By: The Morning Call |
Maryland’s Public Service Commission objected Wednesday to “clandestine” negotiations over a possible change in electricity bidding rules in the Mid-Atlantic region, saying states and their consumer advocates had been left out of discussions on a proposal that could drive up prices and hurt reliability.
Among those states is Pennsylvania.
The Maryland PSC’s chairman, Douglas R.M. Nazarian, sent a letter of complaint to PJM Interconnection — which runs the regional grid — and the grid’s independent market monitor. He said PJM facilitated, and both parties participated in, “a secret and exclusionary negotiation” over electricity auctions.
“I’m not sure why they would have a stakeholder process that wouldn’t include at least those states that are most affected,” said Sonny Popowsky, head of Pennsylvania’s Office of the Consumer Advocate.
The PJM auctions, held to ensure there is enough power to meet demand, set a price that eventually feeds into consumers’ electricity bills in Maryland, Pennsylvania and a dozen other states. At issue is whether to change the complex “minimum offer price” rule that dictates how low bids can go for new power plants.
Nazarian said in an interview Wednesday that the commission was concerned that the new proposal would keep electricity supply tight and artificially raise prices, benefiting current power plant owners at the expense of consumers.
According to Popowsky, Pennsylvania ratepayers might have to pay more for electricity under the proposal, though the peculiarities of the Mid-Atlantic power grid mean the impact would fall more heavily on those in Maryland and New Jersey.
“It’s a major public issue” in those states, he said.
The Maryland PSC’s letter of protest focused on the secrecy of meetings between PJM and the market monitor.
“We were not informed of this and consumer advocates were not informed of this until after the deal was already cut,” Nazarian said. “It’s now being rolled out as a PJM proposal. … It’s going to go to the [Federal Energy Regulatory Commission] with the imprimatur and endorsement of PJM, which normally would preside over a much more open and transparent stakeholder process.”
PJM – owned collectively by both the buyers and sellers of electricity – is based in an underground room at an unmarked industrial park building near Valley Forge. From this location, it manages a regional power grid that delivers electricity to tens of millions of customers.
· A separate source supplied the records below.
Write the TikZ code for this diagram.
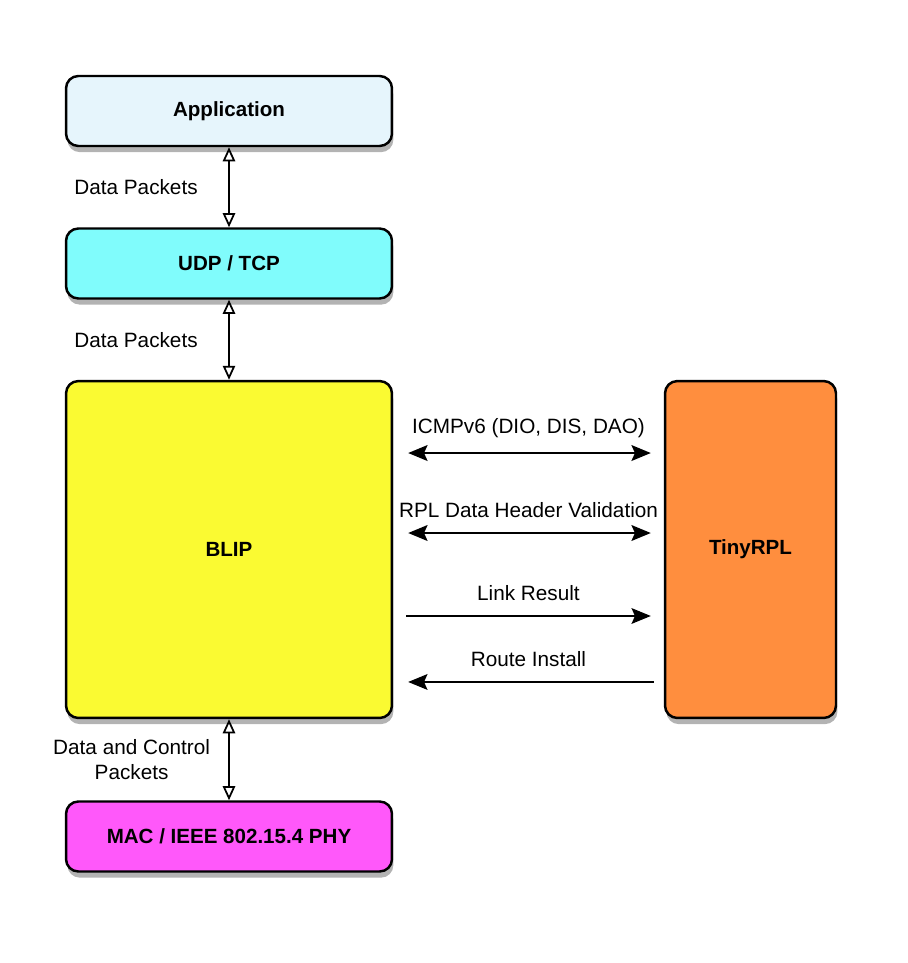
\documentclass[tikz,border=0pt]{standalone}
\usepackage{fontspec}
\setmainfont{Liberation Sans}
\usepackage{tikz}
\usetikzlibrary{arrows.meta,shadows}

\definecolor{appblue}{RGB}{230,245,252}
\definecolor{udpcyan}{RGB}{128,252,252}
\definecolor{blipyellow}{RGB}{250,250,50}
\definecolor{rplorange}{RGB}{255,142,62}
\definecolor{macpink}{RGB}{255,88,250}

\begin{document}
\begin{tikzpicture}[x=0.02cm,y=-0.02cm,auto,
    layer/.style={draw=black,line width=1.4pt,rounded corners=7pt,
        minimum width=6.52cm,minimum height=1.4cm,
        font=\fontsize{11.7}{14}\selectfont\bfseries,
        drop shadow={shadow xshift=0.8pt,shadow yshift=-3.5pt,opacity=0.6}},
    lbl/.style={font=\fontsize{11.8}{14.5}\selectfont},
    updown/.style={{Triangle[open,length=8pt,width=7pt]}-{Triangle[open,length=8pt,width=7pt]},line width=1pt},
    msg/.style={-{Stealth[length=11pt,width=9pt,inset=2pt]}},
    msgboth/.style={{Stealth[length=11pt,width=9pt,inset=2pt]}-{Stealth[length=11pt,width=9pt,inset=2pt]}}]

    \useasboundingbox (0,0) rectangle (907,963);

    % The stack
    \node [layer,fill=appblue] at (229,111) (app) {Application};
    \node [layer,fill=udpcyan] at (229,263.5) (udp) {UDP / TCP};
    \node [layer,fill=blipyellow,minimum height=6.74cm] at (229,549.5) (blip) {BLIP};
    \node [layer,fill=rplorange,minimum width=3.42cm,minimum height=6.74cm] at (750.5,549.5) (rpl) {TinyRPL};
    \node [layer,fill=macpink] at (229,836.5) (mac) {MAC / IEEE 802.15.4 PHY};

    % Between the layers
    \path[updown]
    (app) edge node[lbl,left=14pt] {Data Packets} (udp)
    (udp) edge node[lbl,left=14pt] {Data Packets} (blip)
    (blip) edge node[lbl,left=7pt,align=center] {Data and Control\\Packets} (mac);

    % BLIP and TinyRPL
    \path[line width=1.2pt,shorten <=0.3cm,shorten >=0.26cm]
    ([yshift=1.93cm]blip.east) edge[msgboth] node[lbl,above=5pt] {ICMPv6 (DIO, DIS, DAO)} ([yshift=1.93cm]rpl.west)
    ([yshift=0.33cm]blip.east) edge[msgboth] node[lbl,above=5pt] {RPL Data Header Validation} ([yshift=0.33cm]rpl.west);

    \path[line width=0.6pt]
    ([yshift=-1.33cm]blip.east) edge[msg,shorten <=0.26cm,shorten >=0.26cm] node[lbl,above=5pt] {Link Result} ([yshift=-1.33cm]rpl.west)
    ([yshift=-2.65cm]rpl.west) edge[msg,shorten <=0.2cm,shorten >=0.3cm] node[lbl,above=5pt,swap] {Route Install} ([yshift=-2.65cm]blip.east);
\end{tikzpicture}
\end{document}
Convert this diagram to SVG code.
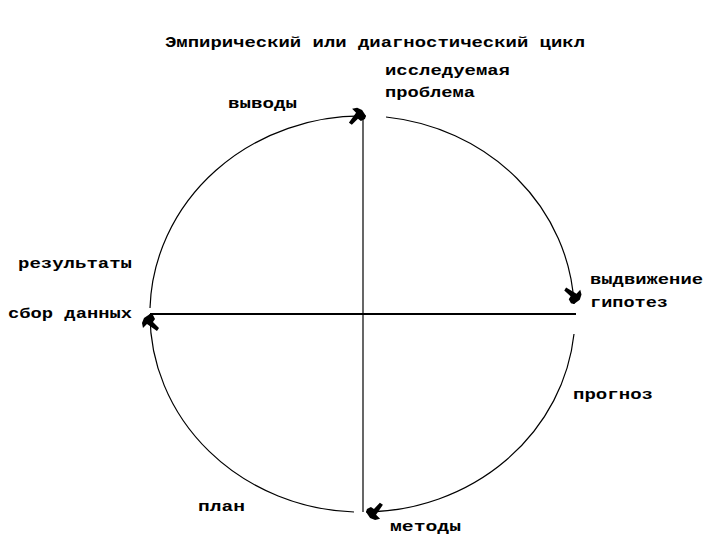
<svg xmlns="http://www.w3.org/2000/svg" width="720" height="540" viewBox="0 0 720 540">
<style>
.t{font-family:"Liberation Mono","DejaVu Sans Mono",monospace;font-weight:bold;font-size:15px;fill:#000}
.arc{fill:none;stroke:#000;stroke-width:1.2}
</style>
<defs>
<marker id="ah" markerWidth="22" markerHeight="22" refX="17" refY="11" orient="auto" markerUnits="userSpaceOnUse">
<path d="M17,11 L13,5 L8,3 L3,4 L7,8 L0,18 L3,20 L9,14 L12,16 L16,14 Z" fill="#000"/>
</marker>
</defs>
<rect width="720" height="540" fill="#fff"/>
<g id="title"><text class="t" x="165" y="47" textLength="420" lengthAdjust="spacingAndGlyphs">Эмпирический или диагностический цикл</text></g>
<g id="connectors">
<line x1="363" y1="114" x2="363" y2="512" stroke="#000" stroke-width="1.2"/>
<line x1="150" y1="314" x2="576" y2="314" stroke="#000" stroke-width="2.2"/>
<path class="arc" d="M150,308 A212,198 0 0 1 366,116" marker-end="url(#ah)"/>
<path class="arc" d="M386,117 A212,198 0 0 1 574,304" marker-end="url(#ah)"/>
<path class="arc" d="M574,334 A212,198 0 0 1 366,512" marker-end="url(#ah)"/>
<path class="arc" d="M354,512 A212,198 0 0 1 150,314" marker-end="url(#ah)"/>
</g>
<g id="n-problem"><text class="t" x="385" y="75" textLength="125" lengthAdjust="spacingAndGlyphs">исследуемая</text><text class="t" x="385" y="97" textLength="90" lengthAdjust="spacingAndGlyphs">проблема</text></g>
<g id="n-hypothesis"><text class="t" x="590" y="284" textLength="113" lengthAdjust="spacingAndGlyphs">выдвижение</text><text class="t" x="590" y="307" textLength="78" lengthAdjust="spacingAndGlyphs">гипотез</text></g>
<g id="n-forecast"><text class="t" x="573" y="399" textLength="80" lengthAdjust="spacingAndGlyphs">прогноз</text></g>
<g id="n-methods"><text class="t" x="390" y="531" textLength="71" lengthAdjust="spacingAndGlyphs">методы</text></g>
<g id="n-plan"><text class="t" x="198" y="511" textLength="47" lengthAdjust="spacingAndGlyphs">план</text></g>
<g id="n-data"><text class="t" x="8" y="318" textLength="124" lengthAdjust="spacingAndGlyphs">сбор данных</text></g>
<g id="n-results"><text class="t" x="18" y="268" textLength="114" lengthAdjust="spacingAndGlyphs">результаты</text></g>
<g id="n-conclusions"><text class="t" x="228" y="108" textLength="69" lengthAdjust="spacingAndGlyphs">выводы</text></g>
</svg>
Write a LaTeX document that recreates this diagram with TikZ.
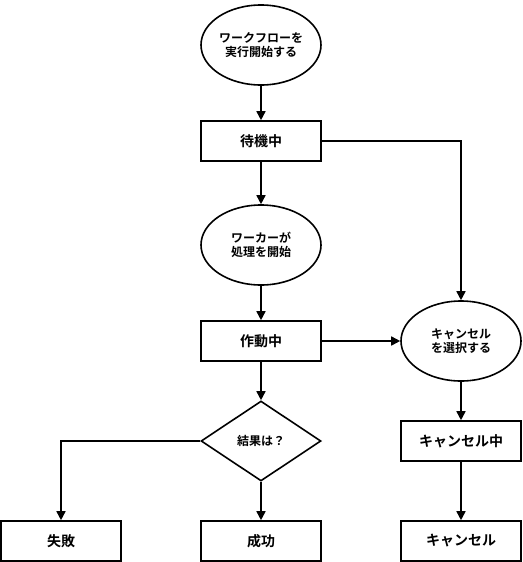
\documentclass[tikz,border=0pt]{standalone}
\usepackage{fontspec}
\setmainfont{Noto Sans CJK JP}[BoldFont={Noto Sans CJK JP Bold}]
\usetikzlibrary{shapes.geometric,arrows.meta}
\begin{document}
\begin{tikzpicture}[x=1pt,y=-1pt,
  box/.style={draw,line width=1.6pt,minimum width=120pt,minimum height=40pt,inner sep=0pt,font=\fontsize{14}{16}\selectfont\bfseries},
  oval/.style={draw,ellipse,line width=1.6pt,minimum width=120pt,minimum height=80pt,inner sep=0pt,align=center,font=\fontsize{12}{14}\selectfont\bfseries},
  dia/.style={draw,diamond,line width=1.6pt,minimum width=120pt,minimum height=80pt,inner sep=0pt,aspect=1.5,font=\fontsize{12}{14}\selectfont\bfseries},
  arr/.style={draw,line width=1.6pt,-{Triangle[length=9pt,width=9pt]}}]
\useasboundingbox (0,0) rectangle (522,562);
\node[oval] (start) at (261,45) {ワークフローを\\実行開始する};
\node[box] (wait) at (261,141) {待機中};
\node[oval] (worker) at (261,245) {ワーカーが\\処理を開始};
\node[box] (run) at (261,341) {作動中};
\node[dia] (res) at (261,441) {結果は？};
\node[box] (fail) at (61,541) {失敗};
\node[box] (ok) at (261,541) {成功};
\node[oval] (csel) at (461,341) {キャンセル\\を選択する};
\node[box] (cing) at (461,441) {キャンセル中};
\node[box] (cdone) at (461,541) {キャンセル};
\draw[arr] (start) -- (wait);
\draw[arr] (wait) -- (worker);
\draw[arr] (worker) -- (run);
\draw[arr] (run) -- (res);
\draw[arr] (res) -- (ok);
\draw[arr] (res.west) -| (fail.north);
\draw[arr] (wait.east) -| (csel.north);
\draw[arr] (run.east) -- (csel.west);
\draw[arr] (csel) -- (cing);
\draw[arr] (cing) -- (cdone);
\end{tikzpicture}
\end{document}
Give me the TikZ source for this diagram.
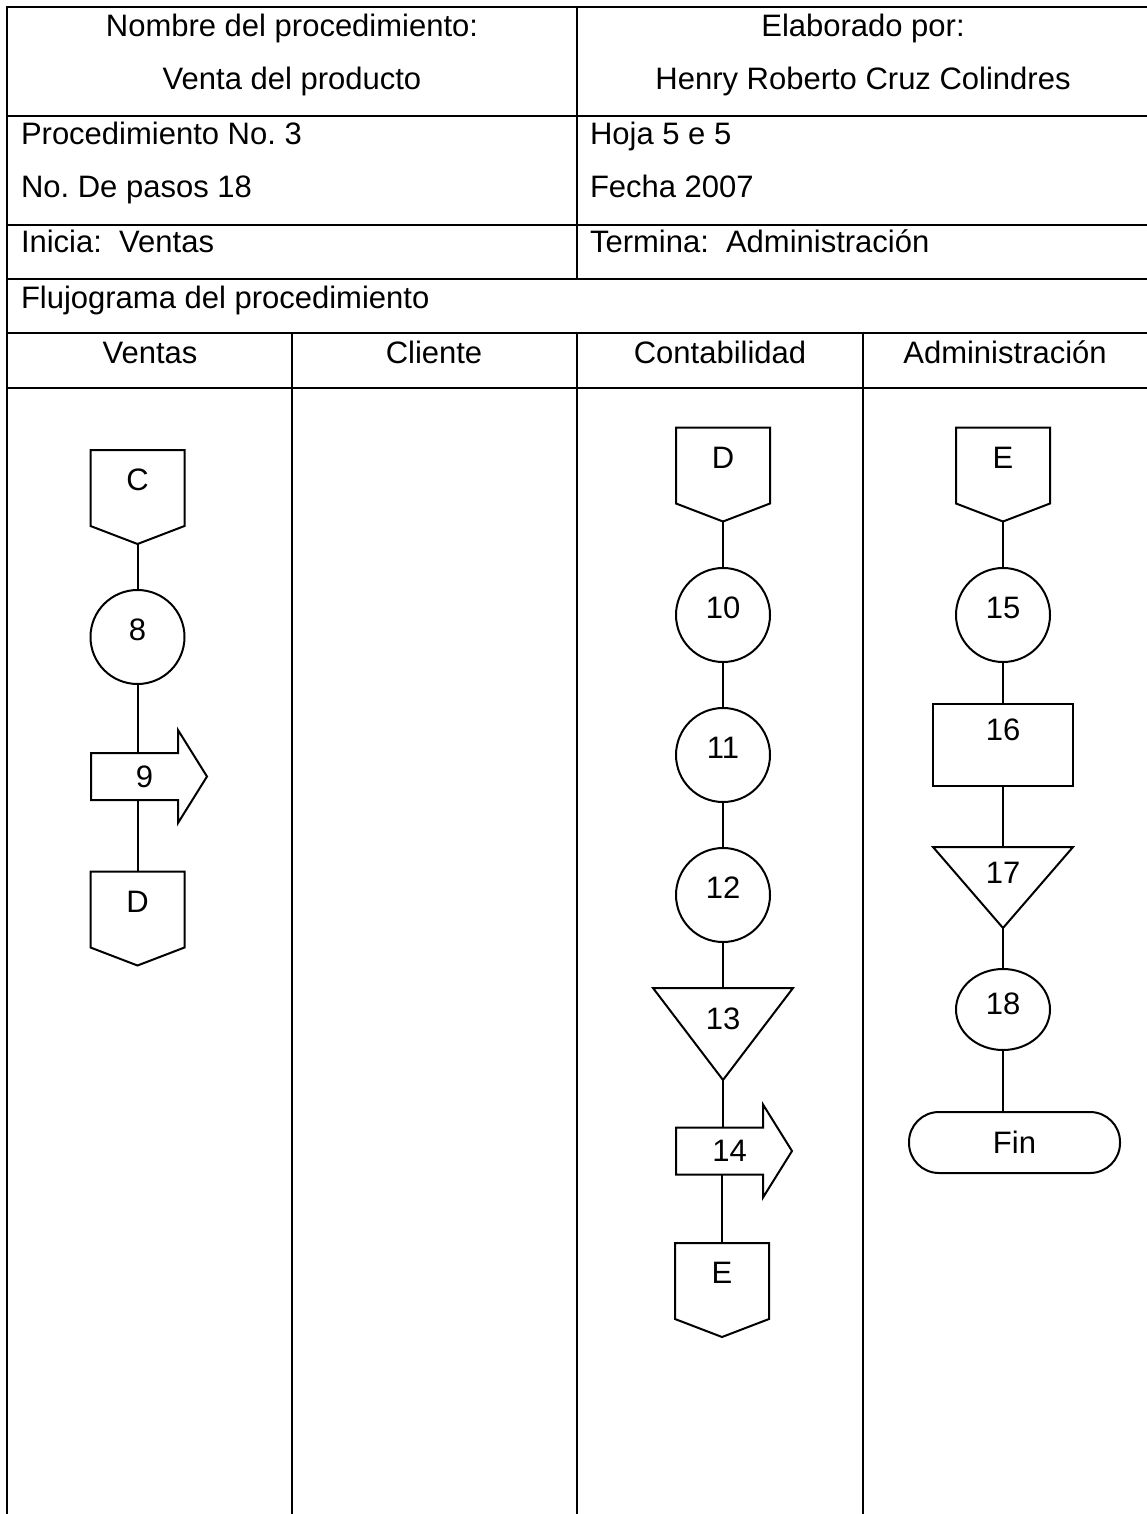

The outside monitor that watches the electricity market for signs of price fixing or other anomalies is a company called Monitoring Analytics. It used to be a PJM division, but PJM spun it off to give it a measure of independence.
Paula DuPont-Kidd, a PJM spokeswoman, said the proposal created by PJM and the market monitor is just that – a proposal.
“This is the beginning of the process, not the end,” she said in an email. “The outcome has not been pre-determined.”
DuPont-Kidd said a large group of PJM members “came together around a conceptual proposal to resolve problems” with the minimum-price rule and asked PJM staff and the market monitor to hear the ideas.
“The ad hoc group’s ideas are now being brought into the formal stakeholder process where they will receive full discussion and vetting,” she said.
But the Maryland commission’s letter called it a “fully formed proposal” and said the plan was to submit it in less than two months for Federal Energy Regulatory Commission approval.